入門するかも知れない。
つい、車に乗ってお出かけ。だって、良い天気だったんだもの。
そして大地震以降、給油できずにいたガソリンを手に入れたんだもの。
「ヴァヴォン!ブルルルヴォルン!」
運転席に座ってエンジンキーを回すと、ノート君が元気一杯にしゃべり始めた。
そらフェラーリやらポルシェなんかと比べたら、ちゃっちい車であろう。
そうじゃなくても、他にもっと良い車はたくさんあるだろう。
だが僕は、この愛車、青色のノート君が大好きなのである。
いや、そもそも車なんてものには興味がないのである。
あらゆる話題に付いていくことができるとの自負がある僕だが、
昔から、バイクと車の話にはまったく付いていけなかった。
「750㏄のバイク買ってん!」と自慢されても、「はぁ…」と、ちんぷんかんぷん。
アイルトン・セナは好きだったが、僕の中でのCCは、レモン以外考えられなかった。
なので車の話題をされても、「ほぉ…」とはぐらかすのが精一杯。
でも、車のことを詳しく知らなくても、ノート君の“可愛さ”は分かる。
目がクリっとした何とも愛らしい顔をしているではないか。
そんなことはさておき、僕は気分爽快にノート君を走らせた。
目指すは、高幡不動金剛寺である。
東京都日野市にある、1100年の歴史を持つ言われるお寺である。
目的は、この御方―。
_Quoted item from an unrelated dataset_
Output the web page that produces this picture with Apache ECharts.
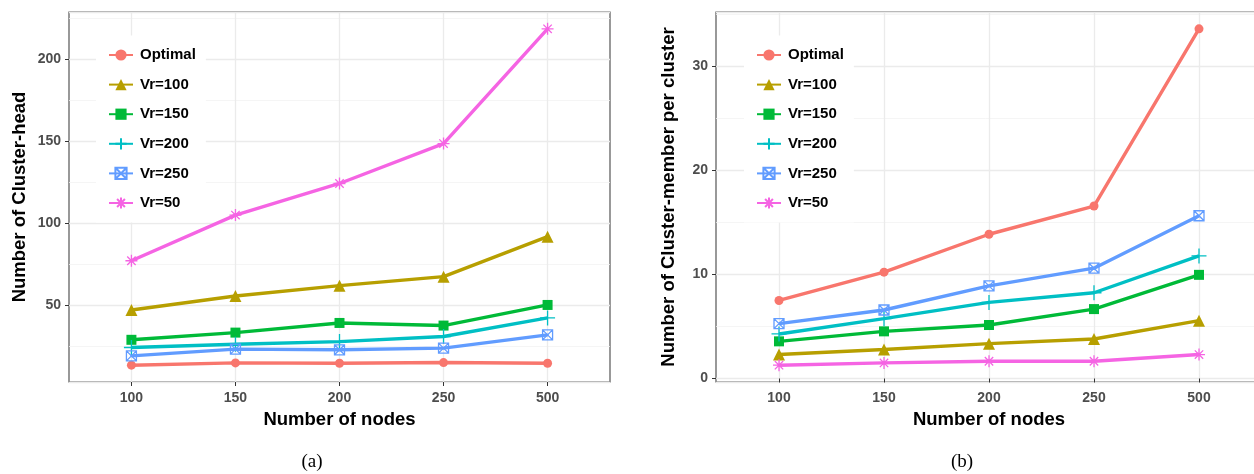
<!DOCTYPE html>
<html>
<head>
<meta charset="utf-8">
<script src="https://cdn.jsdelivr.net/npm/echarts@6/dist/echarts.min.js"></script>
<style>
  html, body { margin: 0; padding: 0; background: #fff; }
  #chart { width: 1254px; height: 474px; }
</style>
</head>
<body>
<div id="chart"></div>
<script>
// categories on the x axis
const nodeLabels = ['100', '150', '200', '250', '500']
const seriesNames = ['Optimal', 'Vr=100', 'Vr=150', 'Vr=200', 'Vr=250', 'Vr=50']

// (a) number of cluster-heads
const headOptimal = [13.2, 14.6, 14.4, 14.8, 14.4]
const headVr100 = [46.9, 55.5, 61.8, 67.3, 91.7]
const headVr150 = [28.7, 33.1, 39.0, 37.4, 50.0]
const headVr200 = [24.0, 26.0, 27.6, 30.7, 42.1]
const headVr250 = [18.9, 23.0, 22.6, 23.6, 31.7]
const headVr50 = [77.0, 104.9, 124.2, 148.6, 218.7]

// (b) cluster-members per cluster
const memberOptimal = [7.5, 10.22, 13.86, 16.57, 33.6]
const memberVr100 = [2.3, 2.78, 3.35, 3.8, 5.56]
const memberVr150 = [3.57, 4.53, 5.14, 6.67, 9.96]
const memberVr200 = [4.28, 5.75, 7.31, 8.24, 11.78]
const memberVr250 = [5.27, 6.58, 8.9, 10.6, 15.64]
const memberVr50 = [1.28, 1.5, 1.66, 1.66, 2.3]

const headSets = [headOptimal, headVr100, headVr150, headVr200, headVr250, headVr50]
const memberSets = [memberOptimal, memberVr100, memberVr150, memberVr200, memberVr250, memberVr50]

const colors = ['#F8766D', '#B79F00', '#00BA38', '#00BFC4', '#619CFF', '#F564E3']
const font = '"Liberation Sans", Arial, sans-serif'

// ggplot-like marker shapes
const shapes = [
  { symbol: 'circle', size: 9, open: false },
  { symbol: 'triangle', size: 12, open: false },
  { symbol: 'rect', size: 10, open: false },
  { symbol: 'path://M5,0L5,10M0,5L10,5', size: 15, open: true },
  { symbol: 'path://M0,0L10,0L10,10L0,10ZM0,0L10,10M10,0L0,10', size: 10, open: true },
  { symbol: 'path://M5,0L5,10M0,5L10,5M1.5,1.5L8.5,8.5M8.5,1.5L1.5,8.5', size: 12, open: true },
]

function expand(sets) {
  const all = sets.flat()
  const lo = Math.min(...all)
  const hi = Math.max(...all)
  const pad = (hi - lo) * 0.05
  return [lo - pad, hi + pad]
}

const headRange = expand(headSets)
const memberRange = expand(memberSets)

function xAxis(gridIndex) {
  return {
    type: 'value',
    gridIndex,
    min: 0.4,
    max: 5.6,
    name: 'Number of nodes',
    nameLocation: 'middle',
    nameGap: 28,
    nameTextStyle: { fontFamily: font, fontWeight: 'bold', fontSize: 18.5, color: '#000' },
    axisLine: { show: false },
    axisTick: { show: true, length: 4, lineStyle: { color: '#333' }, customValues: [1, 2, 3, 4, 5] },
    axisLabel: {
      customValues: [1, 2, 3, 4, 5],
      showMinLabel: true,
      showMaxLabel: true,
      margin: 9,
      fontFamily: font,
      fontWeight: 'bold',
      fontSize: 14,
      color: '#4d4d4d',
      formatter: (v) => (Number.isInteger(v) ? nodeLabels[v - 1] : ''),
    },
    splitLine: { show: true, lineStyle: { color: '#ebebeb', width: 1.3 } },
  }
}

function yAxis(gridIndex, range, name, gap) {
  return {
    type: 'value',
    gridIndex,
    min: range[0],
    max: range[1],
    name,
    nameLocation: 'middle',
    nameGap: gap,
    nameTextStyle: { fontFamily: font, fontWeight: 'bold', fontSize: 18.5, color: '#000' },
    axisLine: { show: false },
    axisTick: { show: true, length: 4, lineStyle: { color: '#333' } },
    axisLabel: {
      showMinLabel: false,
      showMaxLabel: false,
      margin: 8,
      fontFamily: font,
      fontWeight: 'bold',
      fontSize: 14,
      color: '#4d4d4d',
    },
    splitLine: { show: true, lineStyle: { color: '#ebebeb', width: 1.3 } },
    minorTick: { show: false, splitNumber: 2 },
    minorSplitLine: { show: true, lineStyle: { color: '#f2f2f2', width: 0.8 } },
  }
}

function makeSeries(sets, gridIndex) {
  return sets.map((values, i) => {
    const shape = shapes[i]
    return {
      name: seriesNames[i],
      type: 'line',
      xAxisIndex: gridIndex,
      yAxisIndex: gridIndex,
      data: values.map((v, k) => [k + 1, v]),
      symbol: shape.symbol,
      symbolSize: shape.size,
      showSymbol: true,
      lineStyle: { color: colors[i], width: 3.4 },
      itemStyle: shape.open
        ? { color: 'rgba(255,255,255,0)', borderColor: colors[i], borderWidth: 1.3 }
        : { color: colors[i], borderWidth: 0 },
      emphasis: { disabled: true },
      z: 2 + i,
    }
  })
}

function legend(left) {
  return {
    orient: 'vertical',
    left,
    top: 35.5,
    padding: [12, 10, 12, 12],
    backgroundColor: '#fff',
    itemWidth: 24,
    itemHeight: 14,
    itemGap: 14.6,
    data: seriesNames,
    textStyle: { fontFamily: font, fontWeight: 'bold', fontSize: 15, color: '#000', padding: [0, 0, 0, 2] },
    selectedMode: false,
  }
}

const chart = echarts.init(document.getElementById('chart'))
chart.setOption({
  animation: false,
  backgroundColor: '#fff',
  grid: [
    { left: 69, top: 12, width: 541, height: 370, show: true, borderColor: '#555', borderWidth: 1.2, backgroundColor: '#fff', outerBoundsMode: 'none' },
    { left: 716, top: 12, width: 546, height: 370, show: true, borderColor: '#555', borderWidth: 1.2, backgroundColor: '#fff', outerBoundsMode: 'none' },
  ],
  legend: [legend(96), legend(744)],
  xAxis: [xAxis(0), xAxis(1)],
  yAxis: [
    yAxis(0, headRange, 'Number of Cluster-head', 40),
    yAxis(1, memberRange, 'Number of Cluster-member per cluster', 38),
  ],
  series: [...makeSeries(headSets, 0), ...makeSeries(memberSets, 1)],
  graphic: [
    { type: 'text', x: 312, y: 462, style: { text: '(a)', align: 'center', verticalAlign: 'middle', font: '19px "Liberation Serif", serif', fill: '#000' } },
    { type: 'text', x: 962, y: 462, style: { text: '(b)', align: 'center', verticalAlign: 'middle', font: '19px "Liberation Serif", serif', fill: '#000' } },
  ],
})
</script>
</body>
</html>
日野市といえば、この御仁である。
「歳さん!」
叫んでも、応えてはくれない。
想像していたよりも体も小さく、顔色も青銅っぽかったが、まぁ、想定内。
歳さん像以外にも、境内には立派な本堂や五重塔などがあり、何とも風情豊か。
でも京都の近くで生まれ育った僕としては、何だか物足りないことも確か。
「こじんまりしてるなぁ~、まぁ、こんなもんかぁ…」
だが、しかし!
道路を挟んだ向かいの饅頭屋の休憩所に、一枚の張り紙が!
「きゃーー!」
揺れた。心が揺れた。
そして憧れた。履歴書に書くことに、憧れた。
『第一種普通運転免許』の下に、『天然理心流免許皆伝』と記すことに、憧れた。
少なくとも、車よりは興味がある。
それに、この写真のおじさんになら、今の僕でも勝てそうだ。
創始以来初となる「入門初日で免許皆伝!」なんてことも、あり得ない話ではない。
「ぬぐぐぐぐ…」
「入門したいけど…」
「痛いのかな??」
「お金、とられるのかな??」
とりあえず、まんじゅう買って、たらふく食べた。
入門するかどうかは、じっくり、考える。